## Problem details
Retype only what runs from the first line of the listing to the line holding "plt.rcParams['hatch.color'] = '#333333'", both included. Do not retype the pictures.

## Supplied information
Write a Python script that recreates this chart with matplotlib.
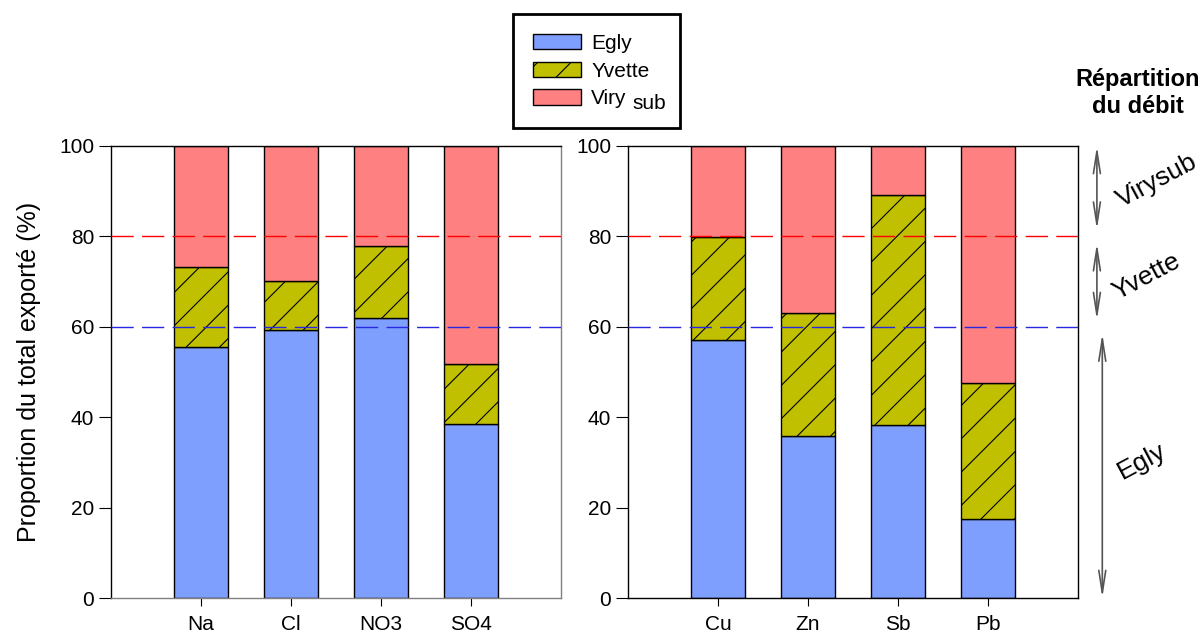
import numpy as np
import matplotlib
matplotlib.use("Agg")
import matplotlib.pyplot as plt

plt.rcParams['font.family'] = ['Liberation Sans', 'DejaVu Sans']
plt.rcParams['hatch.linewidth'] = 0.8
plt.rcParams['hatch.color'] = '#333333'

# data (% of total exported)
ions = ["Na", "Cl", "NO3", "SO4"]
ions_egly = [55.6, 59.2, 61.9, 38.6]
ions_yvette = [17.7, 10.9, 15.9, 13.2]

metals = ["Cu", "Zn", "Sb", "Pb"]
metals_egly = [57.0, 35.8, 38.2, 17.5]
metals_yvette = [22.9, 27.3, 50.9, 30.0]

# flow split between the three sources
flow_limits = [0, 60, 80, 100]
flow_names = ["Egly", "Yvette", "Virysub"]

BLUE = "#7F9FFF"
OLIVE = "#C0C000"
PINK = "#FF8080"


def stacked(ax, names, egly, yvette):
    x = np.arange(len(names))
    egly = np.array(egly)
    yvette = np.array(yvette)
    viry = 100 - egly - yvette
    w = 0.6
    ax.bar(x, egly, w, color=BLUE, edgecolor="black", linewidth=1, label="Egly")
    ax.bar(x, yvette, w, bottom=egly, color=OLIVE, edgecolor="black", linewidth=1,
           hatch="/", label="Yvette")
    ax.bar(x, viry, w, bottom=egly + yvette, color=PINK, edgecolor="black", linewidth=1,
           label="Viry")
    ax.axhline(flow_limits[2], color="#FF0000", lw=1, dashes=(16, 6), zorder=5)
    ax.axhline(flow_limits[1], color="#2828E0", lw=1, dashes=(16, 6), zorder=5)
    ax.set_xlim(-1, len(names))
    ax.set_ylim(0, 100)
    ax.set_yticks(np.arange(0, 101, 20))
    ax.set_xticks(x)
    ax.set_xticklabels(names, fontsize=15)
    ax.tick_params(axis="y", direction="out", length=9, labelsize=15, pad=3)
    ax.tick_params(axis="x", direction="out", length=6, pad=6)
    for s in ax.spines.values():
        s.set_linewidth(1)


fig = plt.figure(figsize=(12.03, 6.35), dpi=100)
ax1 = fig.add_axes([111 / 1203, 37 / 635, 450 / 1203, 452 / 635])
ax2 = fig.add_axes([628 / 1203, 37 / 635, 450 / 1203, 452 / 635])

stacked(ax1, ions, ions_egly, ions_yvette)
stacked(ax2, metals, metals_egly, metals_yvette)
ax1.spines["right"].set_color("#808080")
ax1.spines["bottom"].set_color("#808080")

ax1.set_ylabel("Proportion du total exporté (%)", fontsize=18)
ax1.yaxis.set_label_coords(-70 / 450, 0.5)

handles, labels = ax1.get_legend_handles_labels()
leg = fig.legend(handles, labels, loc="upper left",
                 bbox_to_anchor=(513 / 1203, 1 - 128 / 635, 167 / 1203, 114 / 635),
                 mode="expand", fontsize=15, frameon=True, fancybox=False,
                 handlelength=2.3, handleheight=0.75, labelspacing=0.42, borderpad=0.95,
                 handletextpad=0.5, borderaxespad=0, framealpha=1)
leg.get_frame().set_edgecolor("black")
leg.get_frame().set_linewidth(2)

# lowered "sub" after "Viry" in the legend
fig.canvas.draw()
renderer = fig.canvas.get_renderer()
bb = leg.get_texts()[2].get_window_extent(renderer)
fig.text((bb.x1 + 6) / 1203, (bb.y0 - 5) / 635, "sub", fontsize=15,
         ha="left", va="bottom", zorder=10)

fig.text(1138 / 1203, 1 - 93 / 635, "Répartition\ndu débit", ha="center", va="center",
         fontsize=17, fontweight="bold", linespacing=1.2)

# arrows showing the flow split
arrow_x = [4.27, 4.21, 4.21]
label_pos = [(4.71, 30.3), (4.76, 71.2), (4.88, 92.3)]
for i in range(3):
    lo = flow_limits[i] + 1.5
    hi = flow_limits[i + 1] - 1.5
    if i == 0:
        lo = 0
    if i == 2:
        hi = 100
    ax2.annotate("", xy=(arrow_x[i], lo), xytext=(arrow_x[i], hi),
                 arrowprops=dict(arrowstyle="<->,head_length=1.6,head_width=0.25",
                                 color="#555555", lw=1.2, shrinkA=0, shrinkB=0),
                 annotation_clip=False)
    ax2.text(label_pos[i][0], label_pos[i][1], flow_names[i], rotation=28,
             ha="center", va="center", fontsize=19, clip_on=False)

fig.savefig("out.png", dpi=100)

## Solution to this task
Write a Python script that recreates this chart with matplotlib.
import numpy as np
import matplotlib
matplotlib.use("Agg")
import matplotlib.pyplot as plt

plt.rcParams['font.family'] = ['Liberation Sans', 'DejaVu Sans']
plt.rcParams['hatch.linewidth'] = 0.8
plt.rcParams['hatch.color'] = '#333333'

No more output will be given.